**Task:**
Pictures stay out. Extract the lines below from the first one through the line with "const xTicks = [0];", both included.

**Data provided:**
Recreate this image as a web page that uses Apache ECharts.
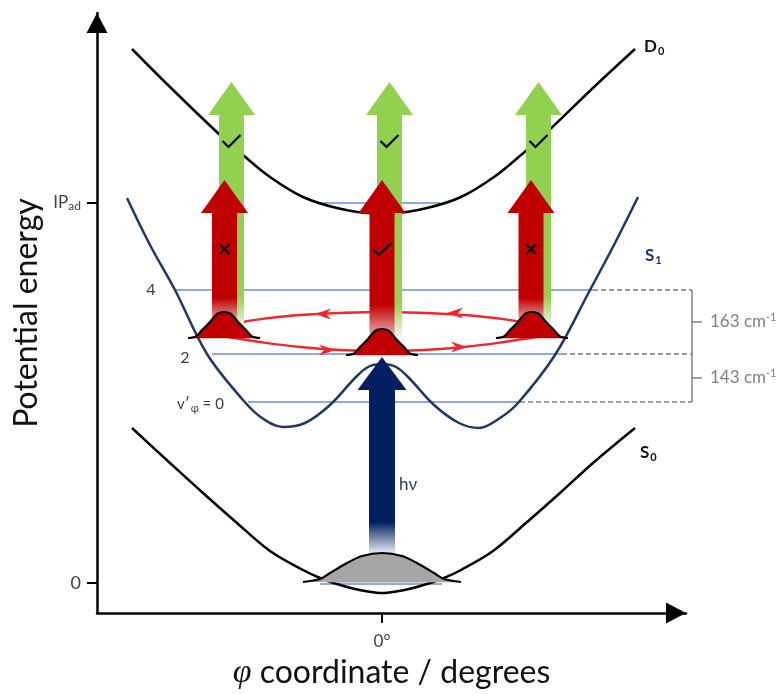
<!DOCTYPE html>
<html>
<head>
<meta charset="utf-8">
<title>Potential energy along φ</title>
<script src="https://cdn.jsdelivr.net/npm/echarts@6/dist/echarts.min.js"></script>
<style>
  html, body { margin: 0; padding: 0; background: #ffffff; }
  #chart { width: 783px; height: 694px; }
</style>
</head>
<body>
<div id="chart"></div>
<script>
// ---- potential energy curves: [φ coordinate, energy] ----
const s0Curve = [[-50,155],[-42.4,120],[-35.8,90],[-29,60],[-22.4,32],[-15.8,13],[-12.4,5],[-9,-1],[-5.8,-5.5],[-2.8,-8.5],[0,-10],
                 [2.8,-8.5],[5.8,-5.5],[9,-1],[12.4,5],[15.8,13],[22.2,32],[28.8,60],[35.6,90],[42.2,120],[50.6,155]];
const s1Curve = [[-51,385],[-46.4,338],[-41.4,293],[-35,229],[-27.8,183],[-24,165],[-19.8,156],[-15.4,160],
                 [-10.4,178],[-5.4,205],[-2.8,216],[0,219],[2.8,216],[5.4,205],[10.4,178],[15.4,160],[19.4,155],
                 [23.6,165],[27.2,180],[34.6,228],[41.6,293],[46.6,340],[51.2,386]];
const d0Curve = [[-50,534],[-42.4,496],[-32.4,448],[-27.8,428],[-22.4,406],[-15.8,386],[-9,375],[-2.4,370],[0,370],
                 [2.4,370],[9,375],[15.8,386],[22.4,406],[27.8,428],[32.4,448],[42.4,496],[50.6,534]];

// vibrational levels: [φ start, φ end, energy]
const s1Levels = [[-41.6,42.2,293],[-34,36,229],[-26.8,27.6,181]];
const d0Level = [-11.8,11.6,380];
const s0Level = [-12.4,12,-1];

// level spacing bracket
const bracketX = 62;
const bracketTicks = [261, 205];
const spacingText = ['163 cm{p|-1}', '143 cm{p|-1}'];

// axis ticks (0 and adiabatic ionisation potential)
const yTicks = [0, 380];
const xTicks = [0];

// transition arrows: [φ, tip energy, fade start, bottom]
const ionArrows = [[-30.1,501,287,250],[1.5,501,280,241],[31.3,501,287,250]];
const probeArrows = [[-31.5,403,285,251],[0,403,278,233],[29.8,403,285,251]];
const pumpArrow = [[0,226,61,27]];

// wavepackets: [φ centre, baseline energy]
const s1Packets = [[-31.6,245],[0,228],[30,245]];
const s0Packets = [[0,1]];
const s1PacketDx = [-7.2,-5.6,-4.4,-2.8,-1.4,0,1.4,2.8,4.4,5.6,7.2];
const s1PacketH  = [0,1.5,8,16,24,26,24,16,8,1.5,0];
const s0PacketDx = [-15.8,-12.4,-10.4,-7,-4,0,4,7,10.4,12.4,15.8];
const s0PacketH  = [0,3,9,19,26,29,26,19,9,3,0];

// torsional motion loop
const loopUpper = [[-29.2,257],[-27.8,261],[-22.4,265],[-16.4,268],[-8.4,270],[0,271],[8.4,270],[16.4,268],[22.4,265],[27.8,261],[29.2,257]];
const loopLower = [[-30.8,246],[-24.4,241],[-16.4,236],[-8.4,233],[0,232],[8.4,233],[16.4,236],[24.4,241],[30.8,246]];
// arrowheads on the loop: [φ, energy, direction (-1 left, 1 right)]
const loopHeads = [[-13.4,269,-1],[13,270,-1],[-9.4,233,1],[17,236,1]];

// outcome marks: [φ, energy, kind (0 tick, 1 cross)]
const outcomeMarks = [[-30.1,442,0],[1.5,442,0],[31.3,442,0],[-31.5,334,1],[0,334,0],[29.8,334,1]];

// state and level labels
const labelPos = [[52.4,536],[52.6,327],[51.6,130],[-46.2,293],[-39.4,225],[-41,179],[3.4,98]];
const labelText = ['{m|D}{s|0}', '{m|S}{s|1}', '{m|S}{s|0}', '4', '2', 'v′{s|φ} = 0', 'hν'];
const labelColor = ['#111111','#1f3864','#111111','#404040','#404040','#404040','#1f3864'];
const labelBold = [true, true, true, false, false, false, false];
const labelSize = [17, 17, 17, 16, 16, 15, 17];
const labelAlign = ['left','left','left','center','center','left','left'];

const FONT = 'Lato, "Noto Sans", sans-serif';
const LEVEL_BLUE = '#8faadc';
const GREY = '#808080';

function lineSeries(data, color, width, z, extra) {
  return Object.assign({
    type: 'line', data, z, smooth: 0.35, symbol: 'none', clip: false, silent: true,
    lineStyle: { color, width }
  }, extra || {});
}

function segment(x0, y0, x1, y1, color, width, type, z, onWide) {
  return {
    type: 'line', data: [[x0, y0], [x1, y1]], z, symbol: 'none', clip: false, silent: true,
    xAxisIndex: onWide ? 1 : 0, yAxisIndex: onWide ? 1 : 0,
    lineStyle: { color, width, type }
  };
}

function arrowSeries(data, color, shaftW, headW, headH, z) {
  return {
    type: 'custom', coordinateSystem: 'cartesian2d', z, clip: false, silent: true, data,
    renderItem(params, api) {
      const x = api.value(0);
      const tip = api.coord([x, api.value(1)]);
      const fade = api.coord([x, api.value(2)]);
      const bot = api.coord([x, api.value(3)]);
      const cx = tip[0], hb = tip[1] + headH;
      const pts = [[cx, tip[1]], [cx + headW / 2, hb], [cx + shaftW / 2, hb], [cx + shaftW / 2, bot[1]],
                   [cx - shaftW / 2, bot[1]], [cx - shaftW / 2, hb], [cx - headW / 2, hb]];
      const f = Math.min(0.999, Math.max(0, (fade[1] - tip[1]) / (bot[1] - tip[1])));
      return {
        type: 'polygon', shape: { points: pts },
        style: { fill: new echarts.graphic.LinearGradient(0, 0, 0, 1, [
          { offset: 0, color }, { offset: f, color }, { offset: 1, color: '#ffffff' }]) }
      };
    }
  };
}

function packetSeries(data, dx, h, fill, z) {
  return {
    type: 'custom', coordinateSystem: 'cartesian2d', z, clip: false, silent: true, data,
    renderItem(params, api) {
      const cx = api.value(0), base = api.value(1);
      const pts = dx.map((d, i) => api.coord([cx + d, base + h[i]]));
      return {
        type: 'group', children: [
          { type: 'polygon', shape: { points: pts, smooth: 0.3 }, style: { fill } },
          { type: 'polyline', shape: { points: pts, smooth: 0.3 }, style: { stroke: '#000000', lineWidth: 2.2, fill: null } }
        ]
      };
    }
  };
}

const series = [];

// vibrational levels
s1Levels.forEach(l => series.push(segment(l[0], l[2], l[1], l[2], LEVEL_BLUE, 2, 'solid', 1)));
series.push(segment(d0Level[0], d0Level[2], d0Level[1], d0Level[2], LEVEL_BLUE, 2, 'solid', 1));
series.push(segment(s0Level[0], s0Level[2], s0Level[1], s0Level[2], LEVEL_BLUE, 2, 'solid', 1));

// spacing bracket (on the wide overlay grid, which shares the main scale)
s1Levels.forEach(l => series.push(segment(l[1], l[2], bracketX, l[2], GREY, 1.5, [5, 3], 1, true)));
series.push(segment(bracketX, s1Levels[0][2], bracketX, s1Levels[2][2], GREY, 1.5, 'solid', 1, true));
bracketTicks.forEach(t => series.push(segment(bracketX, t, bracketX + 2, t, GREY, 1.5, 'solid', 1, true)));
series.push({
  type: 'custom', coordinateSystem: 'cartesian2d', xAxisIndex: 1, yAxisIndex: 1, z: 9, silent: true,
  data: bracketTicks.map(t => [bracketX + 3.6, t]),
  renderItem(params, api) {
    const p = api.coord([api.value(0), api.value(1)]);
    return {
      type: 'text', x: p[0], y: p[1],
      style: {
        text: spacingText[params.dataIndex], fill: GREY, fontFamily: FONT, fontSize: 17,
        align: 'left', verticalAlign: 'middle',
        rich: { p: { fontSize: 11, fill: GREY, fontFamily: FONT, padding: [0, 0, 9, 0] } }
      }
    };
  }
});

// curves
series.push(lineSeries(s0Curve, '#000000', 2.5, 3));
series.push(lineSeries(s1Curve, '#1f3864', 2.5, 3));
series.push(lineSeries(d0Curve, '#000000', 2.5, 3));

// torsional loop
series.push(lineSeries(loopUpper, '#f0282d', 2.4, 4, { smooth: 0.4 }));
series.push(lineSeries(loopLower, '#f0282d', 2.4, 4, { smooth: 0.4 }));
series.push({
  type: 'custom', coordinateSystem: 'cartesian2d', z: 4, clip: false, silent: true, data: loopHeads,
  renderItem(params, api) {
    const p = api.coord([api.value(0), api.value(1)]);
    const d = api.value(2);
    const len = 16, w = 5.5, notch = 11;
    return {
      type: 'polygon',
      shape: { points: [[p[0], p[1]], [p[0] - d * len, p[1] - w], [p[0] - d * notch, p[1]], [p[0] - d * len, p[1] + w]] },
      style: { fill: '#f0282d' }
    };
  }
});

// arrows
series.push(arrowSeries(ionArrows, '#92d050', 25, 47, 33, 5));
series.push(arrowSeries(probeArrows, '#c00000', 25, 47, 33, 6));
series.push(arrowSeries(pumpArrow, '#002060', 26, 49, 33, 6));

// wavepackets
series.push(packetSeries(s1Packets, s1PacketDx, s1PacketH, '#c00000', 7));
series.push(packetSeries(s0Packets, s0PacketDx, s0PacketH, '#a6a6a6', 7));

// tick / cross marks
series.push({
  type: 'custom', coordinateSystem: 'cartesian2d', z: 8, clip: false, silent: true, data: outcomeMarks,
  renderItem(params, api) {
    const p = api.coord([api.value(0), api.value(1)]);
    const style = { stroke: '#000000', lineWidth: 2.2, fill: null };
    if (api.value(2) === 0) {
      return { type: 'polyline', shape: { points: [[p[0] - 9, p[1]], [p[0] - 3, p[1] + 6], [p[0] + 9, p[1] - 6]] }, style };
    }
    return {
      type: 'group', children: [
        { type: 'line', shape: { x1: p[0] - 5, y1: p[1] - 5, x2: p[0] + 5, y2: p[1] + 5 }, style },
        { type: 'line', shape: { x1: p[0] - 5, y1: p[1] + 5, x2: p[0] + 5, y2: p[1] - 5 }, style }
      ]
    };
  }
});

// labels
series.push({
  type: 'custom', coordinateSystem: 'cartesian2d', z: 9, clip: false, silent: true, data: labelPos,
  renderItem(params, api) {
    const i = params.dataIndex;
    const p = api.coord([api.value(0), api.value(1)]);
    const bold = labelBold[i];
    const size = labelSize[i];
    return {
      type: 'text', x: p[0], y: p[1],
      style: {
        text: labelText[i], fill: labelColor[i], fontFamily: FONT, fontSize: size,
        fontWeight: bold ? 'bold' : 'normal', align: labelAlign[i], verticalAlign: 'middle',
        rich: {
          m: { fontSize: size, fontWeight: bold ? 'bold' : 'normal', fill: labelColor[i], fontFamily: FONT },
          s: { fontSize: 11, fontWeight: bold ? 'bold' : 'normal', fill: labelColor[i], fontFamily: FONT, padding: [9, 0, 0, 1] }
        }
      }
    };
  }
});

const chart = echarts.init(document.getElementById('chart'));
chart.setOption({
  animation: false,
  backgroundColor: '#ffffff',
  grid: [
    { left: 97, right: 97, top: 13, bottom: 81, containLabel: false, outerBoundsMode: 'none' },
    { left: 97, right: 0, top: 13, bottom: 81, containLabel: false, outerBoundsMode: 'none' }
  ],
  xAxis: [{
    type: 'value', gridIndex: 0, min: -57, max: 60.8,
    axisLine: { show: true, onZero: false, symbol: ['none', 'triangle'], symbolSize: [21, 20], symbolOffset: [0, -10],
                lineStyle: { color: '#000000', width: 2.5 } },
    axisTick: { show: true, customValues: xTicks, length: 10, lineStyle: { color: '#000000', width: 2 } },
    axisLabel: { show: true, customValues: xTicks, formatter: () => '0°', margin: 20, color: '#404040', fontSize: 17, fontFamily: FONT },
    splitLine: { show: false },
    name: '{phi|φ}{t| coordinate / degrees}', nameLocation: 'middle', nameGap: 43,
    nameTextStyle: {
      rich: {
        phi: { fontFamily: '"Liberation Serif", "DejaVu Serif", serif', fontStyle: 'italic', fontSize: 34, color: '#111111' },
        t: { fontFamily: FONT, fontSize: 32, color: '#111111' }
      }
    }
  }, {
    // overlay axis extending the same scale to the right edge
    type: 'value', gridIndex: 1, min: -57, max: 80.2, show: false
  }],
  yAxis: [{
    type: 'value', gridIndex: 0, min: -30, max: 570,
    axisLine: { show: true, onZero: false, symbol: ['none', 'triangle'], symbolSize: [21, 20], symbolOffset: [0, -10],
                lineStyle: { color: '#000000', width: 2.5 } },
    axisTick: { show: true, customValues: yTicks, length: 10, lineStyle: { color: '#000000', width: 2 } },
    axisLabel: {
      show: true, customValues: yTicks, margin: 16, color: '#404040', fontSize: 18, fontFamily: FONT,
      formatter: v => (v === 0 ? '0' : '{ip|IP}{ad|ad}'),
      rich: {
        ip: { fontSize: 17, color: '#404040', fontFamily: FONT },
        ad: { fontSize: 12, color: '#404040', fontFamily: FONT, padding: [7, 0, 0, 0] }
      }
    },
    splitLine: { show: false },
    name: 'Potential energy', nameLocation: 'middle', nameGap: 53,
    nameTextStyle: { fontFamily: FONT, fontSize: 32, color: '#111111' }
  }, {
    type: 'value', gridIndex: 1, min: -30, max: 570, show: false
  }],
  series
});
</script>
</body>
</html>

**Reply:**
Recreate this image as a web page that uses Apache ECharts.
<!DOCTYPE html>
<html>
<head>
<meta charset="utf-8">
<title>Potential energy along φ</title>
<script src="https://cdn.jsdelivr.net/npm/echarts@6/dist/echarts.min.js"></script>
<style>
  html, body { margin: 0; padding: 0; background: #ffffff; }
  #chart { width: 783px; height: 694px; }
</style>
</head>
<body>
<div id="chart"></div>
<script>
// ---- potential energy curves: [φ coordinate, energy] ----
const s0Curve = [[-50,155],[-42.4,120],[-35.8,90],[-29,60],[-22.4,32],[-15.8,13],[-12.4,5],[-9,-1],[-5.8,-5.5],[-2.8,-8.5],[0,-10],
                 [2.8,-8.5],[5.8,-5.5],[9,-1],[12.4,5],[15.8,13],[22.2,32],[28.8,60],[35.6,90],[42.2,120],[50.6,155]];
const s1Curve = [[-51,385],[-46.4,338],[-41.4,293],[-35,229],[-27.8,183],[-24,165],[-19.8,156],[-15.4,160],
                 [-10.4,178],[-5.4,205],[-2.8,216],[0,219],[2.8,216],[5.4,205],[10.4,178],[15.4,160],[19.4,155],
                 [23.6,165],[27.2,180],[34.6,228],[41.6,293],[46.6,340],[51.2,386]];
const d0Curve = [[-50,534],[-42.4,496],[-32.4,448],[-27.8,428],[-22.4,406],[-15.8,386],[-9,375],[-2.4,370],[0,370],
                 [2.4,370],[9,375],[15.8,386],[22.4,406],[27.8,428],[32.4,448],[42.4,496],[50.6,534]];

// vibrational levels: [φ start, φ end, energy]
const s1Levels = [[-41.6,42.2,293],[-34,36,229],[-26.8,27.6,181]];
const d0Level = [-11.8,11.6,380];
const s0Level = [-12.4,12,-1];

// level spacing bracket
const bracketX = 62;
const bracketTicks = [261, 205];
const spacingText = ['163 cm{p|-1}', '143 cm{p|-1}'];

// axis ticks (0 and adiabatic ionisation potential)
const yTicks = [0, 380];
const xTicks = [0];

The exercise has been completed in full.